» **Set task**
Reproduce nothing except the lines between the line with "Generate a Python" and the line with "from matplotlib.patches import Patch", both ends included, and please leave out pictures.

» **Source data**

****************************************

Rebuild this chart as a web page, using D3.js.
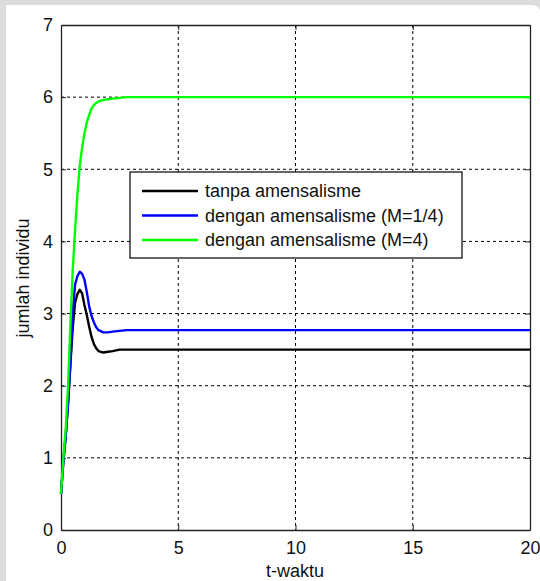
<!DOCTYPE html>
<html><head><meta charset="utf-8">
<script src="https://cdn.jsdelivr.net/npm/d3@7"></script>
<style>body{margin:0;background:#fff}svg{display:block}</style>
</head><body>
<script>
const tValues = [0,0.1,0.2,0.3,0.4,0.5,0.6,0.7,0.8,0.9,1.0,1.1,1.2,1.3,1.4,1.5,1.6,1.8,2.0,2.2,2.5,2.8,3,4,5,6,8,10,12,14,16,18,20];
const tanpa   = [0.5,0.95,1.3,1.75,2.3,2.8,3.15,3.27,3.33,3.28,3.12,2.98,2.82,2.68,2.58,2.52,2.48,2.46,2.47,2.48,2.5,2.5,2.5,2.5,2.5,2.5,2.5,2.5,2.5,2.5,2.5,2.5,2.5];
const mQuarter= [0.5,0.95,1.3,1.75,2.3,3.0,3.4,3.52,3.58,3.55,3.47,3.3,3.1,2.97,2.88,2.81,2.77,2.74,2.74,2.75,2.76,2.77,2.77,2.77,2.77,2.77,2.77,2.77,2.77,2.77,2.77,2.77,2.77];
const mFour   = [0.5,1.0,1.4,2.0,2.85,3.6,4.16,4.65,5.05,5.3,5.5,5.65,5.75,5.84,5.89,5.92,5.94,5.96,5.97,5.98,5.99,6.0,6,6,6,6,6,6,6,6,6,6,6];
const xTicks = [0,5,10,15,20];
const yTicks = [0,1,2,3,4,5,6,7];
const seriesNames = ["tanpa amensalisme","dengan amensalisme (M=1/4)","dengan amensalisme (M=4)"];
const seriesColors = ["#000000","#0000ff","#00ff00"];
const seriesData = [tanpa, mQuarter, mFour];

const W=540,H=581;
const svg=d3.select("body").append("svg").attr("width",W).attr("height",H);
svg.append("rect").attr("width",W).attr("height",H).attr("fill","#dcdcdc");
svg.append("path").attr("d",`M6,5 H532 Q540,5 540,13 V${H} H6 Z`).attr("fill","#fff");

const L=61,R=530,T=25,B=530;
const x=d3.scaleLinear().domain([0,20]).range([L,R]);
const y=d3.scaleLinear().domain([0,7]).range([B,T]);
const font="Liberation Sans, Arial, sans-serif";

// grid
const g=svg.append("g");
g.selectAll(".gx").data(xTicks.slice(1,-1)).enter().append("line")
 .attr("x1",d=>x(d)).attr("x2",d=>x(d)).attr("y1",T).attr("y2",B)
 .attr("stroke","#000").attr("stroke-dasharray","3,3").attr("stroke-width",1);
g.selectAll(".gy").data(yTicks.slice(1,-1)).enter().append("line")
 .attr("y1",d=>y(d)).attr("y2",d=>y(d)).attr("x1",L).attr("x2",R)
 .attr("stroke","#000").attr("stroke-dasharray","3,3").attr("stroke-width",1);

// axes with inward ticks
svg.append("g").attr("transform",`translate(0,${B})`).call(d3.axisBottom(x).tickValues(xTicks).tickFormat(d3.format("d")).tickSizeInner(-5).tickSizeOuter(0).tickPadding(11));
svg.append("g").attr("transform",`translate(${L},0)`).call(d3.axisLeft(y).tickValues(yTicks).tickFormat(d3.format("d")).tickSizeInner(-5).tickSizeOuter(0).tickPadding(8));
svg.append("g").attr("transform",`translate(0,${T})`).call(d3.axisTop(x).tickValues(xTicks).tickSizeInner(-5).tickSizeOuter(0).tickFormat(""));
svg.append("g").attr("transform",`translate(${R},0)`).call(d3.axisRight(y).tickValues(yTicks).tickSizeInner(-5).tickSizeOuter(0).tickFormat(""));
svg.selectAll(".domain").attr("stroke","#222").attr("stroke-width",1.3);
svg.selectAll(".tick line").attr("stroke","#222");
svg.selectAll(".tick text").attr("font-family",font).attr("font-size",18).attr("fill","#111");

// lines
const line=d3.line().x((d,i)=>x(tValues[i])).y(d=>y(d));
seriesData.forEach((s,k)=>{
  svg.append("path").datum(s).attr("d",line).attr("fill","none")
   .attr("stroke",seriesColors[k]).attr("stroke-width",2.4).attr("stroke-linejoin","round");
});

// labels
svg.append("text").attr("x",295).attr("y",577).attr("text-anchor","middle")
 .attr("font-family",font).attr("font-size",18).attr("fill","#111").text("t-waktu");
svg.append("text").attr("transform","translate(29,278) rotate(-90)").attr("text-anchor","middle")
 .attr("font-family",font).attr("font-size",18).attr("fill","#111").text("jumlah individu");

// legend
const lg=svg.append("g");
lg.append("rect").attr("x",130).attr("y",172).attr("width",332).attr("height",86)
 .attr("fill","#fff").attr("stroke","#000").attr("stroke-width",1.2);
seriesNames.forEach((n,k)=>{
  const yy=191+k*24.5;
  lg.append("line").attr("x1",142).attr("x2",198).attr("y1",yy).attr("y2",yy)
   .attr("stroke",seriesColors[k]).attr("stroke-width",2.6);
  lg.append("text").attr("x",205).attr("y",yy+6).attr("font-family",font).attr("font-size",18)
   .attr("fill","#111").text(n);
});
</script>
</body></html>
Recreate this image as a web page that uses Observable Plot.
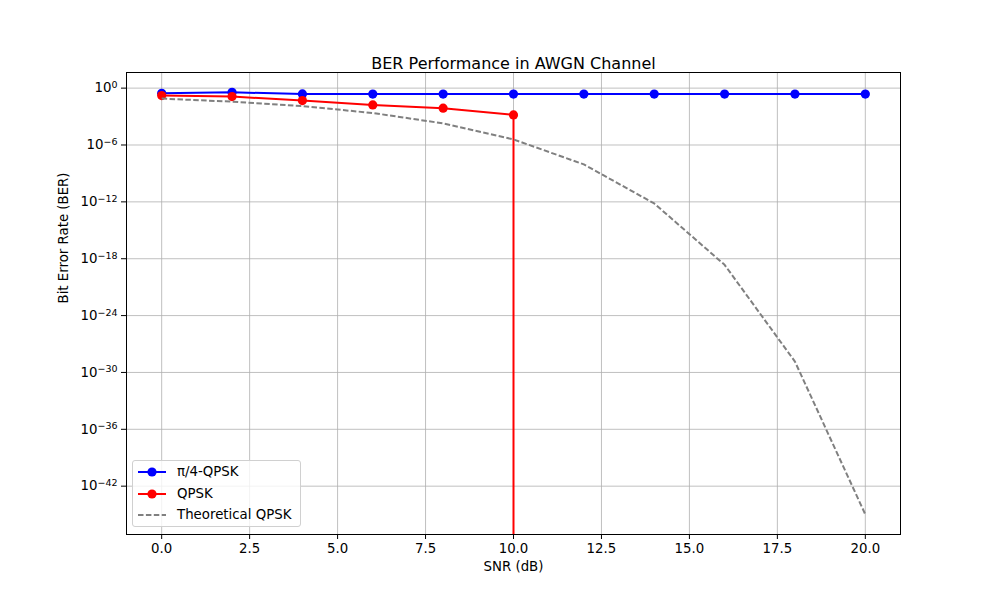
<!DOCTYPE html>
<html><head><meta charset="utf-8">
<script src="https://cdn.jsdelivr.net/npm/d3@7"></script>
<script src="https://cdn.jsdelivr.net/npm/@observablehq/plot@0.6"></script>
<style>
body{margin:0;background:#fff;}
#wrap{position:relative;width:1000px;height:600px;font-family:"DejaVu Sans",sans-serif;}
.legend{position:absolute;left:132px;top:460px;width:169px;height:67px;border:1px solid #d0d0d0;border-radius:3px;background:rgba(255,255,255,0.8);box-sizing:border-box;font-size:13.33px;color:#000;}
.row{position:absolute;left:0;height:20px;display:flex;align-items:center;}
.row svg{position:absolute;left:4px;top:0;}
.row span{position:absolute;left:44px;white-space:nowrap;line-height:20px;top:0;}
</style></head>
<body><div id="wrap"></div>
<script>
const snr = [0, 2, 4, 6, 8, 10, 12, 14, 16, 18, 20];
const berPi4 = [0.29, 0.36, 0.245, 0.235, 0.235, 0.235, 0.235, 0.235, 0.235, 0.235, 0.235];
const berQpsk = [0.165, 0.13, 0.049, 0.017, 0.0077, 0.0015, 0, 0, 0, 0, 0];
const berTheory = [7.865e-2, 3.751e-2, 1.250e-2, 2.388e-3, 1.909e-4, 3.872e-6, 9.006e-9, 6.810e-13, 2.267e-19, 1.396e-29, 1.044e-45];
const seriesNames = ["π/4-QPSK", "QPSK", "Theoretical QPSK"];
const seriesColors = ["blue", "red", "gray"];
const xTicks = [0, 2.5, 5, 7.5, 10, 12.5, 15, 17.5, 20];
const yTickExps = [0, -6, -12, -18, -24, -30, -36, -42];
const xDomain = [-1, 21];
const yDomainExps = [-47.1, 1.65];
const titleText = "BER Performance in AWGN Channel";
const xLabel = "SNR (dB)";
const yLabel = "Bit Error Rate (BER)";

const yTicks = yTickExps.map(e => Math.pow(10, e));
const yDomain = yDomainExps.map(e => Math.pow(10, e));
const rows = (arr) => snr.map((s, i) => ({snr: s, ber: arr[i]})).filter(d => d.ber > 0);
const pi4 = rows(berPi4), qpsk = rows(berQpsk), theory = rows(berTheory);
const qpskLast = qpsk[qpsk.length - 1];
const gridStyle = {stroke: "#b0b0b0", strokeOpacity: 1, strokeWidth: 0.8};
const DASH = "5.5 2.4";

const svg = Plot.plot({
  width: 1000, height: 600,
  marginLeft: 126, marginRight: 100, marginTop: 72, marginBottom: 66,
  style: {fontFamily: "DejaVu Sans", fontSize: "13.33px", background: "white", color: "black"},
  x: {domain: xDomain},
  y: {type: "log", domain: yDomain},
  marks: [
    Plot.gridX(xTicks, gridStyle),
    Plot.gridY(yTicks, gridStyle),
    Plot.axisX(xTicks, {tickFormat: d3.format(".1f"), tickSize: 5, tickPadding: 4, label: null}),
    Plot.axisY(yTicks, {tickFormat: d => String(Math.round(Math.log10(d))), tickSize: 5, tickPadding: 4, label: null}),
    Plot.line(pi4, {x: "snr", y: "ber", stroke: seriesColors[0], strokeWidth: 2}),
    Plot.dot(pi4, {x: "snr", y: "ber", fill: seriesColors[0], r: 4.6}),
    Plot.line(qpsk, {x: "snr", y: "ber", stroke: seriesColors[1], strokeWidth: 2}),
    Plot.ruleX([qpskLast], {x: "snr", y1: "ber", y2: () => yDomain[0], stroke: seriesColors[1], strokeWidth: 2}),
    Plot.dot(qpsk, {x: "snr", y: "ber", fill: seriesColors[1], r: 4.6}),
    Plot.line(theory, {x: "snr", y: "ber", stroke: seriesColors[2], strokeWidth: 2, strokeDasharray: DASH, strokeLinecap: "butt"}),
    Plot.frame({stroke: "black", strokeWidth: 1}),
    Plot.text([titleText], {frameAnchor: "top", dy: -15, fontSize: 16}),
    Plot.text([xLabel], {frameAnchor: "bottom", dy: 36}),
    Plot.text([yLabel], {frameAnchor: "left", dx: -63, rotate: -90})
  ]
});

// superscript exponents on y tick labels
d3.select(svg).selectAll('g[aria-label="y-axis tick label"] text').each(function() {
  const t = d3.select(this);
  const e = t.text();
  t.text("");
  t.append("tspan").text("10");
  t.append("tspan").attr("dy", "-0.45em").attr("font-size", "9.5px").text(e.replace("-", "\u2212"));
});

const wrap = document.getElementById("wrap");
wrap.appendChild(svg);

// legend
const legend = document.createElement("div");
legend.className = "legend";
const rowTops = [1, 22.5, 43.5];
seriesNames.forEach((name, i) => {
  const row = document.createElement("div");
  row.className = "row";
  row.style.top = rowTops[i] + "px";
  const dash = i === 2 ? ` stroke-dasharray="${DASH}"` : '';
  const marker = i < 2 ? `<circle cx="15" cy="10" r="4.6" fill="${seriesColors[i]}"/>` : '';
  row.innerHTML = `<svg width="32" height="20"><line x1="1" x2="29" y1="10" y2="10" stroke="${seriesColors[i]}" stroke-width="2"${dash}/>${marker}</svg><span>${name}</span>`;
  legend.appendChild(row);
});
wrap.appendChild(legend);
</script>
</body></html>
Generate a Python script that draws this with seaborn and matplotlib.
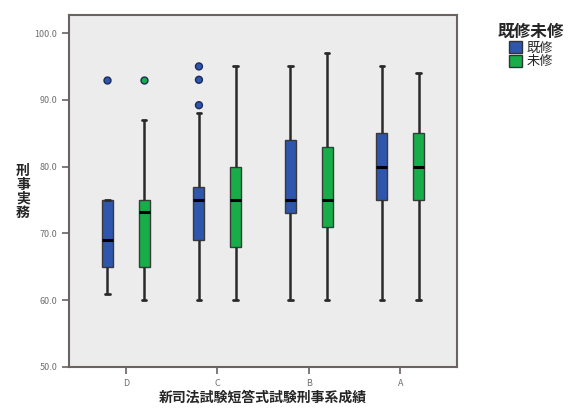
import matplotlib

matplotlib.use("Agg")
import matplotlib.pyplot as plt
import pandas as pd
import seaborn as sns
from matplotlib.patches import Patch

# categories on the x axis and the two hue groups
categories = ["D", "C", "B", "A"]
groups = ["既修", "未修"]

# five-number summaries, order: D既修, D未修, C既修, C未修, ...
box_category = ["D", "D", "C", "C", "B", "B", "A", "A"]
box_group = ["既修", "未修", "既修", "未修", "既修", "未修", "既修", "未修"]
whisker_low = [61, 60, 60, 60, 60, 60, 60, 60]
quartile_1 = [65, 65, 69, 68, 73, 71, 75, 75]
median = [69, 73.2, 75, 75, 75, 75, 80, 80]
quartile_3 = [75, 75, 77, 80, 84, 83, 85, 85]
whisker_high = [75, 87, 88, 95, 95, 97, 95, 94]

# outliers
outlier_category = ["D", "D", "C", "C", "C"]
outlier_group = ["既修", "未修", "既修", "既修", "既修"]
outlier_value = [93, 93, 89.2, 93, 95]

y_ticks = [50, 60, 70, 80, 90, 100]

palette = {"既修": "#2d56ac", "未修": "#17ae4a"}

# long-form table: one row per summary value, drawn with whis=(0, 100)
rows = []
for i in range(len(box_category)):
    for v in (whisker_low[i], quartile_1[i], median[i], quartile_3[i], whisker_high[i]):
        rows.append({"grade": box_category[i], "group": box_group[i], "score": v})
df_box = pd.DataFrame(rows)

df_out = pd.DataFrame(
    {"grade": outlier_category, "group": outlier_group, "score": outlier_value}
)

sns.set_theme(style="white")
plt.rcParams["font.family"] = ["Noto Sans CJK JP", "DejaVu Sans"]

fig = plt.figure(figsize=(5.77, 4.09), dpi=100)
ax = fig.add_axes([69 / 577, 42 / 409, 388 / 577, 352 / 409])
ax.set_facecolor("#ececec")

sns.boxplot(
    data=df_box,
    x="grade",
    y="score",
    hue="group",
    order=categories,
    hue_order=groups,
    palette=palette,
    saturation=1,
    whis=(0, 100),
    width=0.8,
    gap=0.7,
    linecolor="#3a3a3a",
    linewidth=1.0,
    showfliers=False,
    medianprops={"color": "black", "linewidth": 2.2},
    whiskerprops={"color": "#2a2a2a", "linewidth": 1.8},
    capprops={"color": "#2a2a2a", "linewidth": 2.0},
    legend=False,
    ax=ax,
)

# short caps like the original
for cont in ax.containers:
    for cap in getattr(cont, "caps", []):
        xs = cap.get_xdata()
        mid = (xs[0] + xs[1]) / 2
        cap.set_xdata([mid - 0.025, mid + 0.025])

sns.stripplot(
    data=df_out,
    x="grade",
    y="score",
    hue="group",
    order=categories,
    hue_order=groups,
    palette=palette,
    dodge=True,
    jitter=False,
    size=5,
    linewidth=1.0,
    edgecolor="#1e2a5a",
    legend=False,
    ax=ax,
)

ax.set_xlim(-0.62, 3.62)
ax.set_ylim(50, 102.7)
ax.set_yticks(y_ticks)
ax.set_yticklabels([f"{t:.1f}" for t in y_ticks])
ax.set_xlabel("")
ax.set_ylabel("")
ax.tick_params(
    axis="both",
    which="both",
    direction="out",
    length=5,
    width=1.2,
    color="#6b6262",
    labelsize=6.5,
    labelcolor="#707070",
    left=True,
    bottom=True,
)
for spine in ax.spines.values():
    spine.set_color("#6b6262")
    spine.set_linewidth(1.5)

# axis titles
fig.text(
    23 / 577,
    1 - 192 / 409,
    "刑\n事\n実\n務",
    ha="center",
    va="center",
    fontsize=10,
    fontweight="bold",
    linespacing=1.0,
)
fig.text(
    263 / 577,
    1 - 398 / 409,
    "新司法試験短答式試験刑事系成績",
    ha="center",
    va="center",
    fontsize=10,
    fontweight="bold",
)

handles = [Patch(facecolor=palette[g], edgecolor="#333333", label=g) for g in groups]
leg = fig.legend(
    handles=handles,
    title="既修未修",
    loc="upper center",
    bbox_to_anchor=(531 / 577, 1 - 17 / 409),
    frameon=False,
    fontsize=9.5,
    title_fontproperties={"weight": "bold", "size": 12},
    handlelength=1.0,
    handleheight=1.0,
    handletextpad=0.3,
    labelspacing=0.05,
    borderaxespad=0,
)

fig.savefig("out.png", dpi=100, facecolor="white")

****************************************

» **Response to this task**
Generate a Python script that draws this with seaborn and matplotlib.
import matplotlib

matplotlib.use("Agg")
import matplotlib.pyplot as plt
import pandas as pd
import seaborn as sns
from matplotlib.patches import Patch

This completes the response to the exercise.